== TASK DESCRIPTION ==
Give back exactly the lines from the one with "Write the Plotly code for this chart." through the one with "hours = [8, 9, 10, 11, 12, 13, 14, 15, 16]", inclusive, without the images.
===== MATERIAL SHOWN =====
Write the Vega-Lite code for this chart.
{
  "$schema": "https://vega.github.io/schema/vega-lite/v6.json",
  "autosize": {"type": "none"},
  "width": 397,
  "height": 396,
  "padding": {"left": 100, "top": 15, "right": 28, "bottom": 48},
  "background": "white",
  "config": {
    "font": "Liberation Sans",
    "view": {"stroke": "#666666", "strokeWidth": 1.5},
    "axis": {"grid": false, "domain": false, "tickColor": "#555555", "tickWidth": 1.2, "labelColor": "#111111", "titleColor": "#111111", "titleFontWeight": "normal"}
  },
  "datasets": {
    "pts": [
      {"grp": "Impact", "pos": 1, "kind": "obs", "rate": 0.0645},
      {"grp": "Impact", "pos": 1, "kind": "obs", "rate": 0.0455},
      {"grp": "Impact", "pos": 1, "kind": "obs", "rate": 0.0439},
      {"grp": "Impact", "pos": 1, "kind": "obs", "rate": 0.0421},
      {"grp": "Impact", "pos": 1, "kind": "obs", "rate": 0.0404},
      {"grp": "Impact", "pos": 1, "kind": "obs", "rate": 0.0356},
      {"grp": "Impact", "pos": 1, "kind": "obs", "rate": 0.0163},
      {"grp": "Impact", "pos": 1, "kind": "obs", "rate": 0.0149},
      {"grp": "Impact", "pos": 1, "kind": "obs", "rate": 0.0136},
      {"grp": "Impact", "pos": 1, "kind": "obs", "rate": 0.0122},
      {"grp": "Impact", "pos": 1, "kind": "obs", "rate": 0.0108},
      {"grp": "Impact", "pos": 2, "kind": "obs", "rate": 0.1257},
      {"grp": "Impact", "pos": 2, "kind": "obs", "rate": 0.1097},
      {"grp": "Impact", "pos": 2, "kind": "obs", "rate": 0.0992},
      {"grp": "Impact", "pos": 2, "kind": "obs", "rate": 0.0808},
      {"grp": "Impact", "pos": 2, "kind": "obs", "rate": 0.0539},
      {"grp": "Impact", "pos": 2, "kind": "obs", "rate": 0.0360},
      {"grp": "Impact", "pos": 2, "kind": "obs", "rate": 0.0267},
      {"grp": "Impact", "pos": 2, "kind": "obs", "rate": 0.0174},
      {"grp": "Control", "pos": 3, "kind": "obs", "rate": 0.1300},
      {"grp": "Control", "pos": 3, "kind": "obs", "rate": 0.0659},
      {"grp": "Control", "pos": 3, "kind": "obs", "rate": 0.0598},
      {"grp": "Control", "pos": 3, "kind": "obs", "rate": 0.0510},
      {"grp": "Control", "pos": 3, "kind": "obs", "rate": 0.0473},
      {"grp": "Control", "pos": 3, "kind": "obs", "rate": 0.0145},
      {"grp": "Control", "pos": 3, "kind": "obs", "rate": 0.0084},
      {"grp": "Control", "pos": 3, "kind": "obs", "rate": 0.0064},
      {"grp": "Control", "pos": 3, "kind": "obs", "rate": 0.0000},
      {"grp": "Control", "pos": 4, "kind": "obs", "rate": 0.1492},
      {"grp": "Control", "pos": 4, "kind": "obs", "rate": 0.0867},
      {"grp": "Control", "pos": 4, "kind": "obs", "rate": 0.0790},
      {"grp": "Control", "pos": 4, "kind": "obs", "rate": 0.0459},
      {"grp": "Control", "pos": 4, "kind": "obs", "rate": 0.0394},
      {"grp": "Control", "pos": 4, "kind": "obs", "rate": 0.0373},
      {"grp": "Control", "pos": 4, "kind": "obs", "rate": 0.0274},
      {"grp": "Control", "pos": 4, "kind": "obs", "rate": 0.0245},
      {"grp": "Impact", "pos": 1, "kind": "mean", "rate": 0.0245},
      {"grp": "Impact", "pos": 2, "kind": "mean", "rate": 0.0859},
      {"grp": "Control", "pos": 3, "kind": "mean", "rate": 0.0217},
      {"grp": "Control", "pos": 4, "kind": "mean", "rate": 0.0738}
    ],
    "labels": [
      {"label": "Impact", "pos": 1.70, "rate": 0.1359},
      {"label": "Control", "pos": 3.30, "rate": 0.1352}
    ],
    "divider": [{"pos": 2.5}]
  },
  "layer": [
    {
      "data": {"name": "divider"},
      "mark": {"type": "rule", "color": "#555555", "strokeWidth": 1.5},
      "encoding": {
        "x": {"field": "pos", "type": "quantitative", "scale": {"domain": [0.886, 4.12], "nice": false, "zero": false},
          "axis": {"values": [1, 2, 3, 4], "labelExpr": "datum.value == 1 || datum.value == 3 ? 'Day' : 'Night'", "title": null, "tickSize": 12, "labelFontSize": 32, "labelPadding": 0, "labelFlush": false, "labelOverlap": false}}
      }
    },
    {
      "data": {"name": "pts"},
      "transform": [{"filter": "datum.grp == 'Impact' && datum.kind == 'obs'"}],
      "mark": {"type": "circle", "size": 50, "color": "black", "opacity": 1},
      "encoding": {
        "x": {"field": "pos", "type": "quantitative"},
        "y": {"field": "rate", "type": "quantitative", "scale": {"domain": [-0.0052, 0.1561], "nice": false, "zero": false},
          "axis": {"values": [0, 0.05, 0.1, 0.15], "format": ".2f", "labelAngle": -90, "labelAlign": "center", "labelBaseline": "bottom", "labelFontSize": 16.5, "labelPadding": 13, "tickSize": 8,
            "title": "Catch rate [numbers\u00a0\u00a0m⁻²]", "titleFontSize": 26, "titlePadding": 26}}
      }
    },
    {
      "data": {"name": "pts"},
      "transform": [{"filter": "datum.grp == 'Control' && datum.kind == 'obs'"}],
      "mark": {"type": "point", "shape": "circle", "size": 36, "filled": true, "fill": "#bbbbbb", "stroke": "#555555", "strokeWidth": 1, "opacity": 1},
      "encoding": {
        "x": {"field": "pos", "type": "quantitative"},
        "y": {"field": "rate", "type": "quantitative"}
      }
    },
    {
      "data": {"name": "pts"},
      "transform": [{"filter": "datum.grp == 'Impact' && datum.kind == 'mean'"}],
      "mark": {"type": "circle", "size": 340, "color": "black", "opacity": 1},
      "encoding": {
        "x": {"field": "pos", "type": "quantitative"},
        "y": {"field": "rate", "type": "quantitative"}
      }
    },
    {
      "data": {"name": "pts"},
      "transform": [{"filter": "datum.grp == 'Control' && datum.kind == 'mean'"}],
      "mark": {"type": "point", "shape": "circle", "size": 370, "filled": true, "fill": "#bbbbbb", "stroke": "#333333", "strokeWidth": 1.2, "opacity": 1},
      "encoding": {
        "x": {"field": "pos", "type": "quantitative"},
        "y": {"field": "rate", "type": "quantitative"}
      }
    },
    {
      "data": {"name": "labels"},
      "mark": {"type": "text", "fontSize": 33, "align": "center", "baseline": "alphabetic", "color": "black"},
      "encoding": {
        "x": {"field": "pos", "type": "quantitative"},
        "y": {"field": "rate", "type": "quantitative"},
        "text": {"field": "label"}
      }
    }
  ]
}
=====
===== MATERIAL SHOWN =====
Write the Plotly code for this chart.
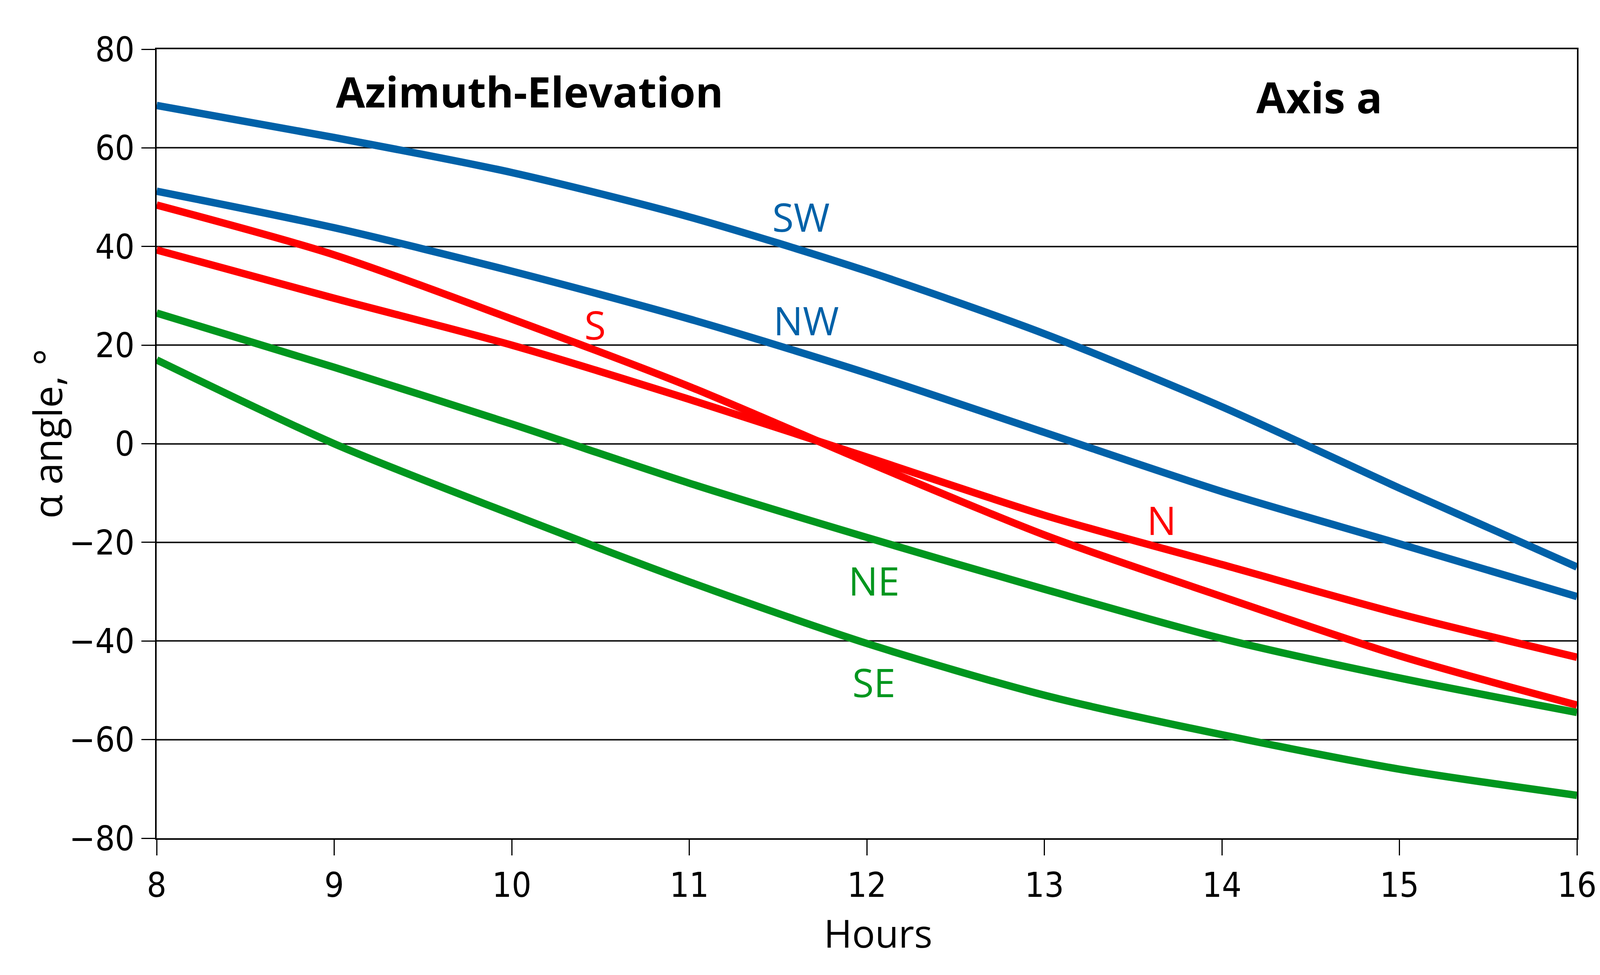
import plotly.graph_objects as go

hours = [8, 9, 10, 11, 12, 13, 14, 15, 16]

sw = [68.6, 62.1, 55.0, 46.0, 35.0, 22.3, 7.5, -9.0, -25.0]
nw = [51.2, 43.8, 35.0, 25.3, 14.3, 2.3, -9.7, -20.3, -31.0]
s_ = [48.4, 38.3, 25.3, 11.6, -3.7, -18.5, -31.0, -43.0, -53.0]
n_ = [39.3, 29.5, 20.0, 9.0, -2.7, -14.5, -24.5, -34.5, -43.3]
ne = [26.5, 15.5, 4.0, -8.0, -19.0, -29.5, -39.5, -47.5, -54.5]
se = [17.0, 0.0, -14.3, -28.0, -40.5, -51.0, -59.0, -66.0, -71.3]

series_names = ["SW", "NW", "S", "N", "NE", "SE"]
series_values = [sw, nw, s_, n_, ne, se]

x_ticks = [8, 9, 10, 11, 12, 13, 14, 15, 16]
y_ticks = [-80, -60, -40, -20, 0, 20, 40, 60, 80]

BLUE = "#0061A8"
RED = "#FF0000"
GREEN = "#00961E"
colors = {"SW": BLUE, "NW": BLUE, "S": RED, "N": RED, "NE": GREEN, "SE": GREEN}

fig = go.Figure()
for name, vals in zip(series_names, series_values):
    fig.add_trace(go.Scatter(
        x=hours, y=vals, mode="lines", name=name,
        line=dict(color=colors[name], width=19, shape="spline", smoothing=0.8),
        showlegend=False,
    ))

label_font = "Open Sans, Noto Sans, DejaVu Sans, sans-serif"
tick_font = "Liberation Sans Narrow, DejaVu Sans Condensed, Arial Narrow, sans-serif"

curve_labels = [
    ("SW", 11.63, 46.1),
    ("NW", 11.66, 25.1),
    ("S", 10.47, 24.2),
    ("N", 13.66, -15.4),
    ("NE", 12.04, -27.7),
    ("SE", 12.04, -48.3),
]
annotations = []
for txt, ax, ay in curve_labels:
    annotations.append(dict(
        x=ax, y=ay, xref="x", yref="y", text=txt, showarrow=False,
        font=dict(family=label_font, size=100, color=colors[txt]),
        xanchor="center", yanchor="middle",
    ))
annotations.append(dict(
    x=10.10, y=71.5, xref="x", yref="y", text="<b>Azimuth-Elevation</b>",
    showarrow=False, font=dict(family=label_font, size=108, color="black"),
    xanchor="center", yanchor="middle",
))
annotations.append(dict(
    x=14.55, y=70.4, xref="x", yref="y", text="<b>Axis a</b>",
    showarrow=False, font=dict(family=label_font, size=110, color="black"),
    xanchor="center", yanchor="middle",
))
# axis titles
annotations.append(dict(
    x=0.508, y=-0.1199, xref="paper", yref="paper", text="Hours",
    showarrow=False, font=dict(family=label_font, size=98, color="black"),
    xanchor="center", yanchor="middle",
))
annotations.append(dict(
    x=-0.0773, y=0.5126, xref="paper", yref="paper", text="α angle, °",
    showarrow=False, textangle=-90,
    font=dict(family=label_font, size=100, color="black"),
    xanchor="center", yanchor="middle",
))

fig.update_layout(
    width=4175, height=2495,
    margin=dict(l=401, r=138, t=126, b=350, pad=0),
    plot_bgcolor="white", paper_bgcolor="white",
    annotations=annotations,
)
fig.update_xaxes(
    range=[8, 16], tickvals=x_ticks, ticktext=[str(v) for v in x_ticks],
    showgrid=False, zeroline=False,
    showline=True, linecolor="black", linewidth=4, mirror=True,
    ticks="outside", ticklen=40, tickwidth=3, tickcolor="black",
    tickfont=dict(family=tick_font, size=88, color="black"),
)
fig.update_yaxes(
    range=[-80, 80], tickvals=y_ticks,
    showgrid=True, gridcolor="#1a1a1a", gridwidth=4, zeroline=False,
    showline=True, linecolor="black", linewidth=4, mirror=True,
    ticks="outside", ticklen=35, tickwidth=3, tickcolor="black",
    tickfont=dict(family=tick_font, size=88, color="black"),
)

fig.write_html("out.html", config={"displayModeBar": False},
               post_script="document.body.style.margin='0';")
=====
===== MATERIAL SHOWN =====
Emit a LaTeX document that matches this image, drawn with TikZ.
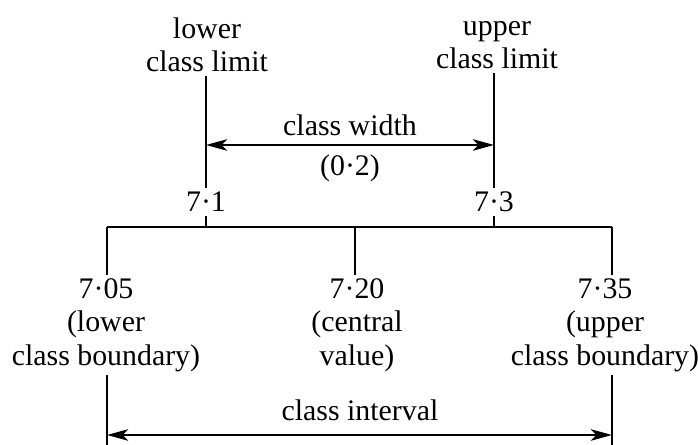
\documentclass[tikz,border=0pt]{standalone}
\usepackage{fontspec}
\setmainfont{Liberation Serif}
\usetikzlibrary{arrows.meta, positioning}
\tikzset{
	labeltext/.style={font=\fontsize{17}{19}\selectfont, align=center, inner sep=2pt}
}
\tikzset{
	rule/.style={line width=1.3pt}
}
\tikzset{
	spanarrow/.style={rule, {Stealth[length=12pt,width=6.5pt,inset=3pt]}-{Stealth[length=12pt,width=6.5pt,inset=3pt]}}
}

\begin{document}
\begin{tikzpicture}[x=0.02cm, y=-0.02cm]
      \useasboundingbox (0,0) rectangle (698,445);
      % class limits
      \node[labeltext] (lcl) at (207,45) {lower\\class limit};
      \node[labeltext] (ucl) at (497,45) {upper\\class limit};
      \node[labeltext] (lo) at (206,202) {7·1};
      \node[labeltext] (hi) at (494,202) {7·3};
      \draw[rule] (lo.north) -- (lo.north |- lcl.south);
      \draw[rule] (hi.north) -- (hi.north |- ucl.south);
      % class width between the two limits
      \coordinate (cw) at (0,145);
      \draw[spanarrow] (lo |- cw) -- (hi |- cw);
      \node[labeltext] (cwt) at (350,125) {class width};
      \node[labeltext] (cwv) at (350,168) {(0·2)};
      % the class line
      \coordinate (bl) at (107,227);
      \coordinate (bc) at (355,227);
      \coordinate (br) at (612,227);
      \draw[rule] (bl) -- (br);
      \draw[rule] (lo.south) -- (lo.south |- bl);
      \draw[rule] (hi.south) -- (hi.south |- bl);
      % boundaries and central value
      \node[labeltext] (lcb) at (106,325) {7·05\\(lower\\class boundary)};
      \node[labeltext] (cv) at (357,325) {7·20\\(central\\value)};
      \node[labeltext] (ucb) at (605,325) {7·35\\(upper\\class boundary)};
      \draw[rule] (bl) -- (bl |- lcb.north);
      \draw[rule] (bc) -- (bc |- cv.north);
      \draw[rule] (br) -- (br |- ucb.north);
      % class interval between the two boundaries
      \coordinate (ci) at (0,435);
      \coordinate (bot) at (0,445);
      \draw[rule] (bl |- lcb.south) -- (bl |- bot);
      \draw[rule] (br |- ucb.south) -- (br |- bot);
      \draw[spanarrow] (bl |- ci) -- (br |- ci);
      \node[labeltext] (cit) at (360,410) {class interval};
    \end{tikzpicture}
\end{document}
=====
== FINISHED TASK ==
Write the Plotly code for this chart.
import plotly.graph_objects as go

hours = [8, 9, 10, 11, 12, 13, 14, 15, 16]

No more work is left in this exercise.